= Silvia Duzán =

Colombian journalist (1960–1990)

Silvia Margarita Duzán Sáenz (January 23, 1960 – February 26, 1990) was a Colombian journalist who was assassinated by paramilitary forces in the Third Cimitarra Massacre.

== Biography ==
Silvia Duzán was born in Bogotá in 1960. Her father was the columnist Lucio Duzán, and her sister María Jimena Duzán also became a journalist. Silvia Duzán studied economics at the University of the Andes, where she and her sister founded a student publication, and at the University of Oxford. She married young, to the older economist Salomón Kalmanovitz.

After the paramilitary group Muerte a Secuestradores attacked journalists at the newspaper El Espectador, Duzán began to pursue journalism, writing for both El Espectador and other publications. She reported on gang activity in Bogotá, Medellín, and the Chocó forests, particularly via documentary filmmaking.

At the time of her death, Duzán was working on a documentary for the BBC about the Association of Peasant Workers of the Carare (ATCC), one of the first peace organizations in Colombia.

== Death ==
On February 26, 1990, Duzán was assassinated in the restaurant La Tata in Cimitarra, Santander Department, where she was meeting with regional peasant leaders. Despite warnings of a possible attack, they were taken by surprise by three paramilitary fighters, who carried out the Third Cimitarra Massacre. Duzán was injured in the attack, and died in a nearby hospital. The ATCC's Josué Vargas, Miguel Ángel Barajas, and Saúl Castañeda were killed alongside her.

=== Aftermath ===
Thirty-seven people were investigated in the massacre, including the paramilitary fighter Hermógenes Mosquera, a.k.a. Mojao, who was close to the Middle Magdalena Valley paramilitary leader Henry Pérez. Others who were investigated included Ramón Isaza, commander of the Autodefensas Campesinas de Magdalena Medio group, and Ernesto Báez. In 1992, the Autodefensas Campesinas del Magdalena Medio claimed responsibility for this and other attacks, and announced the execution of Ariel Otero for them.

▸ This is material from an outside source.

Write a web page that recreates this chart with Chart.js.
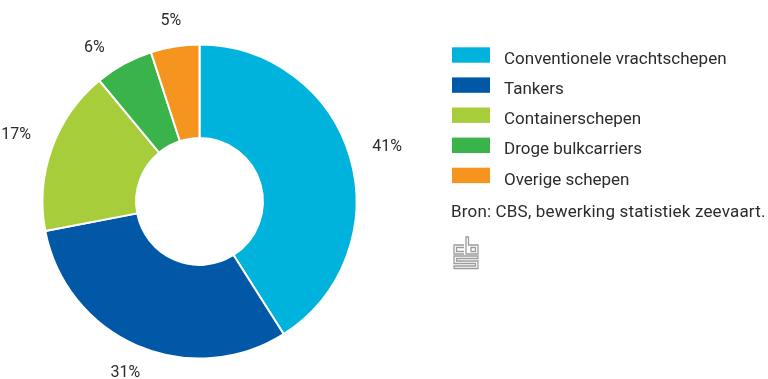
<!DOCTYPE html>
<html>
<head>
<meta charset="utf-8">
<script src="https://cdn.jsdelivr.net/npm/chart.js@4"></script>
<style>
  body { margin: 0; background: #fff; }
  #wrap { position: relative; width: 768px; height: 379px; }
</style>
</head>
<body>
<div id="wrap"><canvas id="shipChart" width="768" height="379"></canvas></div>
<script>
// Aandeel per scheepstype (%)
const categories = ['Conventionele vrachtschepen', 'Tankers', 'Containerschepen', 'Droge bulkcarriers', 'Overige schepen'];
const shares = [41, 31, 17, 6, 5];
const sliceColors = ['#00b3dc', '#0058a7', '#a8cd3a', '#39b34a', '#f5951f'];
const sourceNote = 'Bron: CBS, bewerking statistiek zeevaart.';

const FONT = 'Roboto, "Open Sans", sans-serif';
const TEXT_COLOR = '#2b2b2b';
const LABEL_GAP = 27; // min vertical distance between labels on one side

// Percentage labels outside each slice, legend, source line and logo
const annotations = {
    id: 'annotations',
    afterDraw(chart) {
        const ctx = chart.ctx;
        const arcs = chart.getDatasetMeta(0).data;
        ctx.save();

        // percent labels: place on the slice's middle angle, then spread
        // labels on the same side vertically so they don't collide
        ctx.font = '16px ' + FONT;
        ctx.fillStyle = TEXT_COLOR;
        ctx.textAlign = 'center';
        ctx.textBaseline = 'middle';
        const spots = arcs.map((arc, i) => {
            const p = arc.getProps(['x', 'y', 'startAngle', 'endAngle', 'outerRadius'], true);
            const mid = (p.startAngle + p.endAngle) / 2;
            const cx = Math.cos(mid), cy = Math.sin(mid);
            const text = shares[i] + '%';
            const w = ctx.measureText(text).width;
            const dist = p.outerRadius + 24 + (w / 2) * Math.abs(cx);
            return { text, ox: p.x, oy: p.y, dist, side: cx < 0 ? -1 : 1, y: p.y + cy * dist };
        });
        [-1, 1].forEach(side => {
            const group = spots.filter(s => s.side === side).sort((a, b) => a.y - b.y);
            for (let k = 1; k < group.length; k++) {
                if (group[k].y - group[k - 1].y < LABEL_GAP) group[k].y = group[k - 1].y + LABEL_GAP;
            }
        });
        spots.forEach(s => {
            const dy = s.y - s.oy;
            const dx = Math.sqrt(Math.max(s.dist * s.dist - dy * dy, 0));
            ctx.fillText(s.text, s.ox + s.side * dx, s.y);
        });

        // legend
        ctx.font = '17px ' + FONT;
        ctx.textAlign = 'left';
        ctx.textBaseline = 'alphabetic';
        categories.forEach((name, i) => {
            const top = 47.3 + i * 30.1;
            ctx.fillStyle = sliceColors[i];
            ctx.fillRect(452, top, 38, 15.4);
            ctx.fillStyle = TEXT_COLOR;
            ctx.fillText(name, 504, top + 16.8);
        });

        // source
        ctx.letterSpacing = '0.17px';
        ctx.fillText(sourceNote, 451, 217.3);

        // cbs logo
        ctx.strokeStyle = '#9c9c9c';
        ctx.lineWidth = 1.3;
        ctx.beginPath();
        // c
        ctx.moveTo(464, 245); ctx.lineTo(454, 245); ctx.lineTo(454, 254); ctx.lineTo(464, 254);
        ctx.moveTo(464, 247.5); ctx.lineTo(456.5, 247.5); ctx.lineTo(456.5, 251.5); ctx.lineTo(464, 251.5);
        // b
        ctx.moveTo(466, 237); ctx.lineTo(468.5, 237); ctx.lineTo(468.5, 245); ctx.lineTo(478, 245);
        ctx.lineTo(478, 254); ctx.lineTo(466, 254); ctx.closePath();
        ctx.rect(471, 247.5, 4.5, 4);
        // s
        ctx.moveTo(478, 256); ctx.lineTo(454, 256); ctx.lineTo(454, 263.5); ctx.lineTo(475.5, 263.5);
        ctx.lineTo(475.5, 266); ctx.lineTo(454, 266); ctx.lineTo(454, 268.5); ctx.lineTo(478, 268.5);
        ctx.lineTo(478, 261); ctx.lineTo(456.5, 261); ctx.lineTo(456.5, 258.5); ctx.lineTo(478, 258.5);
        ctx.closePath();
        ctx.stroke();

        ctx.restore();
    }
};

new Chart(document.getElementById('shipChart'), {
    type: 'doughnut',
    data: {
        labels: categories,
        datasets: [{
            data: shares,
            backgroundColor: sliceColors,
            borderColor: '#ffffff',
            borderWidth: 2
        }]
    },
    options: {
        responsive: false,
        animation: false,
        radius: 157,
        cutout: 64,
        layout: { padding: { left: 40, right: 409, top: 40, bottom: 16 } },
        plugins: {
            legend: { display: false },
            tooltip: { enabled: false }
        }
    },
    plugins: [annotations]
});
</script>
</body>
</html>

Her death was declared a crime against humanity in 2020.

== Homages ==

- Silvia Duzán's sister María Jimena Duzán wrote the book Mi viaje al infierno (2010) about her death.
- Sergio Cabrera's film La Estrategia del Caracol, which Duzán had been working on for many years, includes a dedication to her.
- In 2015, a Punto de Articulación Social in Fontibón, Bogotá, was named for her.